The SIAP programme envisions building innovative replicable models that can deliver large-scale impact and build a culture of innovation in India.

Ushering innovations in the social sector in India are a new breed of social innovators such as Akshaya Patra, which serves 1.3 million mid-day meals everyday. This gives us an indication about the ideas, innovation and intent available to transform the under-served communities in India.

Through the SIAP programme, Marico is attempting to bring together an entire eco-system of social entrepreneurs. But given the large-scale problems facing India, this is but a drop in the ocean.

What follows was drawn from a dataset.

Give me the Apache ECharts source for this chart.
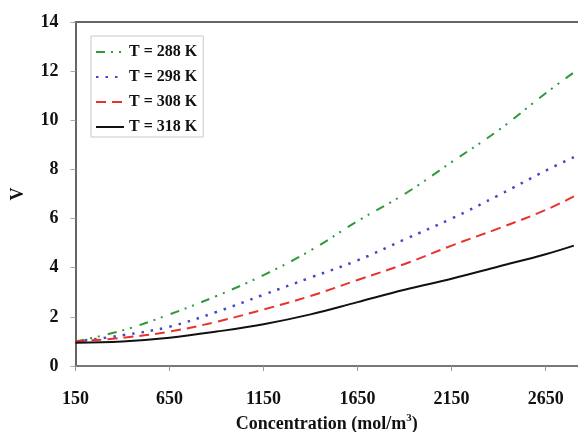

While many MNCs and venture capital firms focus on accelerating start-ups in the business space, there is a dire need to accelerate start-ups in the social sector. Some of the most important social challenges facing India require radical innovation that cuts across boundaries. These challenges require a blend of new technologies, dynamic processes, hybrid networks and models to build human and social capital. With the mandatory 2% profit contribution to corporate social responsibility (CSR) budgets, India Inc has the opportunity to change the narrative of CSR by embracing social acceleration.